Studies show that a good picture is a major advantage on dating sites, so there should be a clear demand for objective ratings of your pictures. Presumably, people should, however, have use for objective peer ratings of all sorts of other things. Comedians could test jokes, applicants application letters, etc.
As for another example, collective websites could be organized by means of Keynesian beauty contests. To take one example, OKCupid has another section where members can upload self-tests (e.g. the “what is your real age-test“, etc.). Many of these tests are quite stupid, which is to be expected since they aren’t heavily moderated. To ensure a higher quality, you could launch a Keynesian beauty contest, where people would be forced to rate other tests reliably in order to be able to upload their own tests, and where only the best tests would in the end go up on OKCupid.
* In the classic paper Thirteen Theorems in Search of the Truth, there is a formula for calculating the optimal weights of different voters’ votes from estimates of their reliability, under certain specified circumstances (see p. 274).

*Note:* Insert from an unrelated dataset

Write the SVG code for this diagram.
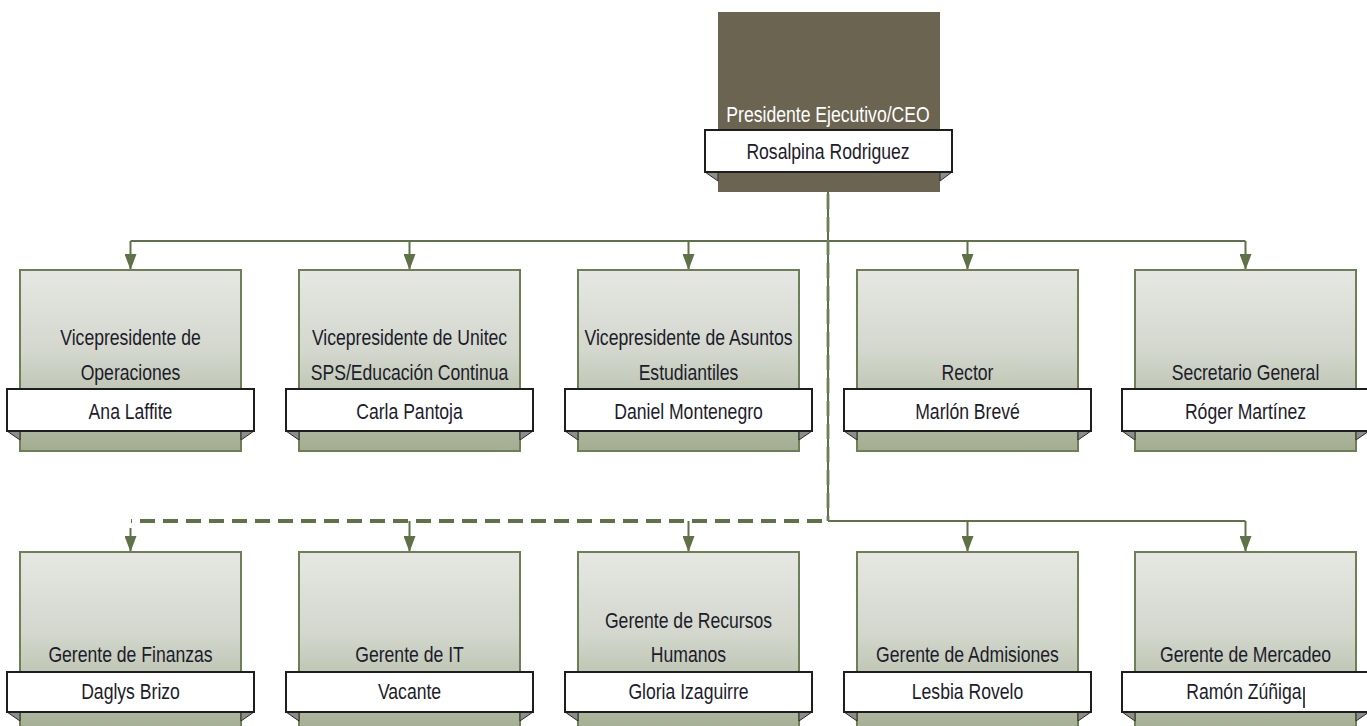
<svg xmlns="http://www.w3.org/2000/svg" width="1367" height="726" viewBox="0 0 1367 726">
  <style>
    .box { fill: url(#boxFill); stroke: #6e7e55; stroke-width: 2; }
    .ceo { fill: #6b6450; }
    .band { fill: #ffffff; stroke: #1e1e1e; stroke-width: 2; }
    .fold { fill: #8e8e88; stroke: #2a2a2a; stroke-width: 1; }
    .t { font-family: "Liberation Sans", Arial, sans-serif; font-size: 22px; fill: #1c1c2a; text-anchor: middle; }
    .w { fill: #ffffff; }
    .line { fill: none; stroke: #5f7146; stroke-width: 2; }
    .dash { fill: none; stroke: #5f7146; stroke-width: 4; stroke-dasharray: 15 8; }
    .vdash { fill: none; stroke: #6f8256; stroke-width: 3; stroke-dasharray: 15 8; opacity: 0.85; }
  </style>
  <defs>
    <linearGradient id="boxFill" x1="0" y1="0" x2="0" y2="1">
      <stop offset="0" stop-color="#e6e7e3"/>
      <stop offset="0.45" stop-color="#d3d7cd"/>
      <stop offset="1" stop-color="#a3ad91"/>
    </linearGradient>
    <marker id="arrow" viewBox="0 0 16 12" refX="16" refY="6" markerWidth="16" markerHeight="12" markerUnits="userSpaceOnUse" orient="auto">
      <path d="M0,0 L16,6 L0,12 z" fill="#5f7146"/>
    </marker>
  </defs>

  <!-- connectors -->
  <g id="connectors">
    <!-- CEO to direct reports (solid) -->
    <path class="line" d="M828,192 V521"/>
    <path class="line" d="M130.5,241 H1245.5"/>
    <path class="line" marker-end="url(#arrow)" d="M130.5,241 V270"/>
    <path class="line" marker-end="url(#arrow)" d="M409.5,241 V270"/>
    <path class="line" marker-end="url(#arrow)" d="M688.5,241 V270"/>
    <path class="line" marker-end="url(#arrow)" d="M967.5,241 V270"/>
    <path class="line" marker-end="url(#arrow)" d="M1245.5,241 V270"/>
    <path class="line" d="M828,521 H1245.5"/>
    <path class="line" marker-end="url(#arrow)" d="M967.5,521 V552"/>
    <path class="line" marker-end="url(#arrow)" d="M1245.5,521 V552"/>
    <!-- CEO to managers (dashed) -->
    <path class="vdash" d="M828,194 V521"/>
    <path class="dash" d="M822,521 H131"/>
    <path class="line" marker-end="url(#arrow)" d="M130.5,528 V552"/>
    <path class="line" marker-end="url(#arrow)" d="M409.5,521 V552"/>
    <path class="line" marker-end="url(#arrow)" d="M688.5,521 V552"/>
  </g>

  <!-- CEO -->
  <g id="node-ceo">
    <rect class="ceo" x="718" y="12" width="222" height="180"/>
    <polygon class="fold" points="705,172 718,172 718,181"/>
    <polygon class="fold" points="952,172 940,172 940,181"/>
    <rect class="band" x="705" y="130" width="247" height="42"/>
    <text class="t w" transform="translate(828 122) scale(.8 1)">Presidente Ejecutivo/CEO</text>
    <text class="t" transform="translate(828 159) scale(.8 1)">Rosalpina Rodriguez</text>
  </g>

  <!-- top row -->
  <g id="node-operaciones">
    <rect class="box" x="20" y="270" width="221" height="181"/>
    <polygon class="fold" points="7,431 20,431 20,440"/>
    <polygon class="fold" points="254,431 241,431 241,440"/>
    <rect class="band" x="7" y="389" width="247" height="42"/>
    <text class="t" transform="translate(130.5 345) scale(.8 1)">Vicepresidente de</text>
    <text class="t" transform="translate(130.5 380) scale(.8 1)">Operaciones</text>
    <text class="t" transform="translate(130.5 419) scale(.8 1)">Ana Laffite</text>
  </g>
  <g id="node-unitec">
    <rect class="box" x="299" y="270" width="221" height="181"/>
    <polygon class="fold" points="286,431 299,431 299,440"/>
    <polygon class="fold" points="533,431 520,431 520,440"/>
    <rect class="band" x="286" y="389" width="247" height="42"/>
    <text class="t" transform="translate(409.5 345) scale(.8 1)">Vicepresidente de Unitec</text>
    <text class="t" transform="translate(409.5 380) scale(.8 1)">SPS/Educación Continua</text>
    <text class="t" transform="translate(409.5 419) scale(.8 1)">Carla Pantoja</text>
  </g>
  <g id="node-estudiantiles">
    <rect class="box" x="578" y="270" width="221" height="181"/>
    <polygon class="fold" points="565,431 578,431 578,440"/>
    <polygon class="fold" points="812,431 799,431 799,440"/>
    <rect class="band" x="565" y="389" width="247" height="42"/>
    <text class="t" transform="translate(688.5 345) scale(.8 1)">Vicepresidente de Asuntos</text>
    <text class="t" transform="translate(688.5 380) scale(.8 1)">Estudiantiles</text>
    <text class="t" transform="translate(688.5 419) scale(.8 1)">Daniel Montenegro</text>
  </g>
  <g id="node-rector">
    <rect class="box" x="857" y="270" width="221" height="181"/>
    <polygon class="fold" points="844,431 857,431 857,440"/>
    <polygon class="fold" points="1091,431 1078,431 1078,440"/>
    <rect class="band" x="844" y="389" width="247" height="42"/>
    <text class="t" transform="translate(967.5 380) scale(.8 1)">Rector</text>
    <text class="t" transform="translate(967.5 419) scale(.8 1)">Marlón Brevé</text>
  </g>
  <g id="node-secretario">
    <rect class="box" x="1135" y="270" width="221" height="181"/>
    <polygon class="fold" points="1122,431 1135,431 1135,440"/>
    <polygon class="fold" points="1369,431 1356,431 1356,440"/>
    <rect class="band" x="1122" y="389" width="247" height="42"/>
    <text class="t" transform="translate(1245.5 380) scale(.8 1)">Secretario General</text>
    <text class="t" transform="translate(1245.5 419) scale(.8 1)">Róger Martínez</text>
  </g>

  <!-- bottom row -->
  <g id="node-finanzas">
    <rect class="box" x="20" y="552" width="221" height="181"/>
    <polygon class="fold" points="7,712 20,712 20,721"/>
    <polygon class="fold" points="254,712 241,712 241,721"/>
    <rect class="band" x="7" y="672" width="247" height="40"/>
    <text class="t" transform="translate(130.5 662) scale(.8 1)">Gerente de Finanzas</text>
    <text class="t" transform="translate(130.5 699) scale(.8 1)">Daglys Brizo</text>
  </g>
  <g id="node-it">
    <rect class="box" x="299" y="552" width="221" height="181"/>
    <polygon class="fold" points="286,712 299,712 299,721"/>
    <polygon class="fold" points="533,712 520,712 520,721"/>
    <rect class="band" x="286" y="672" width="247" height="40"/>
    <text class="t" transform="translate(409.5 662) scale(.8 1)">Gerente de IT</text>
    <text class="t" transform="translate(409.5 699) scale(.8 1)">Vacante</text>
  </g>
  <g id="node-rrhh">
    <rect class="box" x="578" y="552" width="221" height="181"/>
    <polygon class="fold" points="565,712 578,712 578,721"/>
    <polygon class="fold" points="812,712 799,712 799,721"/>
    <rect class="band" x="565" y="672" width="247" height="40"/>
    <text class="t" transform="translate(688.5 628) scale(.8 1)">Gerente de Recursos</text>
    <text class="t" transform="translate(688.5 662) scale(.8 1)">Humanos</text>
    <text class="t" transform="translate(688.5 699) scale(.8 1)">Gloria Izaguirre</text>
  </g>
  <g id="node-admisiones">
    <rect class="box" x="857" y="552" width="221" height="181"/>
    <polygon class="fold" points="844,712 857,712 857,721"/>
    <polygon class="fold" points="1091,712 1078,712 1078,721"/>
    <rect class="band" x="844" y="672" width="247" height="40"/>
    <text class="t" transform="translate(967.5 662) scale(.8 1)">Gerente de Admisiones</text>
    <text class="t" transform="translate(967.5 699) scale(.8 1)">Lesbia Rovelo</text>
  </g>
  <g id="node-mercadeo">
    <rect class="box" x="1135" y="552" width="221" height="181"/>
    <polygon class="fold" points="1122,712 1135,712 1135,721"/>
    <polygon class="fold" points="1369,712 1356,712 1356,721"/>
    <rect class="band" x="1122" y="672" width="247" height="40"/>
    <text class="t" transform="translate(1245.5 699) scale(.8 1)" dx="-2">Ramón Zúñiga</text>
    <text class="t" transform="translate(1245.5 662) scale(.8 1)">Gerente de Mercadeo</text>
    <!-- caret after the name -->
    <line x1="1304" y1="687" x2="1304" y2="708" stroke="#111" stroke-width="1.5"/>
  </g>
</svg>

** Obviously untruthful reporting of judgements of attractiveness on OKCupid and Badoo is not the worst social problem (though there could potentially be good money in a rating system that remedied this problem). However, it is a salient example of a very common problem. There are many structurally similar situations where people fail to give serious and honest ratings (see section V) but few are as simple and easy to grasp as this problem. Hence why I uset it. More examples of this problem will be given in later posts.